A nightclubber was punched to the ground and kicked 15 times in the head during an unprovoked attack, a court heard.

Two teenagers narrowly escaped a jail sentence for assaulting Simon Hawkings, from Worthing, on March 26, at 2am.

Mr Hawkings was leaving Area 51 nightclub in Newland Road, Worthing, when Alexander Bryant and Matthew Spence, both 18, approached and asked if he was "queer".

At a Worthing law courts hearing, Claire Ellis, prosecuting, said: "Spence said: 'You're queer, you made a pass at my mate'.

"Mr Hawkings told them they had made a mistake but could see they were out to start trouble."

Heading for a friend's house in Stanley Road, Mr Hawkings checked behind him and Spence punched him on the back of the head.

Ms Ellis said: "The blow knocked him to the ground.

"They started to kick him about the head. Mr Hawkings curled up into a ball and wrapped his hands around his head to protect himself.

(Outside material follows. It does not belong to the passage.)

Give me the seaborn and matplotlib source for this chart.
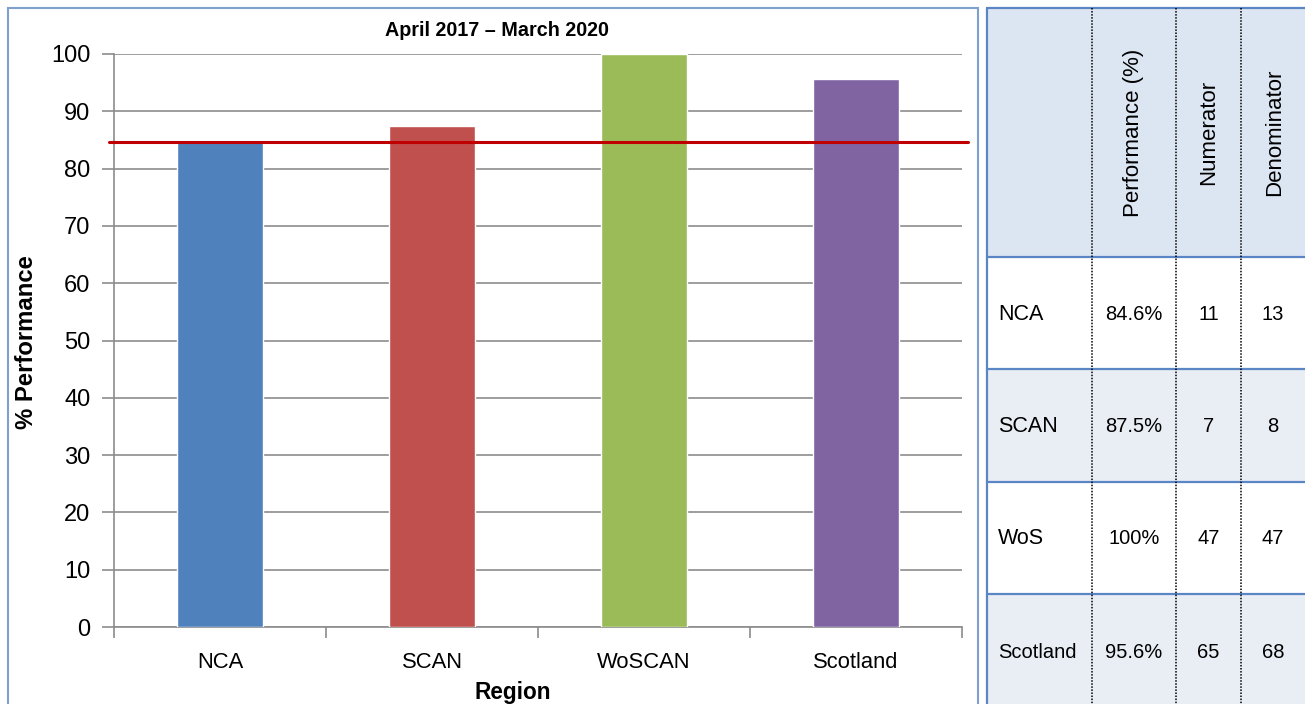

"He was unable to completely protect his head.

"The next thing he recalls is he was still on the pavement with a police constable standing over him.

"He estimated he had been kicked 15 times to the head during the assault."

Ms Ellis said a police car had driven by and officers arrested Spence, of Bulkington Avenue, Worthing, and Bryant, of Cotswold Road, Worthing, at the scene.

Mr Hawkings suffered bruising and swelling around his head but did not need hospital treatment.

The teenagers could not explain why they had attacked him but pleaded guilty to causing actual bodily harm.

Martha Walsh, defending, said her clients had shown remorse.

She said: "Both defendants are at promising stages of their young lives and both have jeopardised their futures with this drunken incident."

She said Bryant hoped to start a football scholarship in the United States and Spence was enrolling for a bricklayer's course.

District Judge Paul Tain said he had seriously considered jailing both teenagers.

He said: "We should be able to expect members of the community to go to a nightclub, come out and go home without getting beaten up by complete strangers who, simply for their own pleasure and for no reason whatsoever, take offence to an innocent person on the street."

Bryant and Spence were given 200-hour community punishment orders, five-month curfew orders from 9pm to 5am, and had to each pay £200 compensation and £118 costs.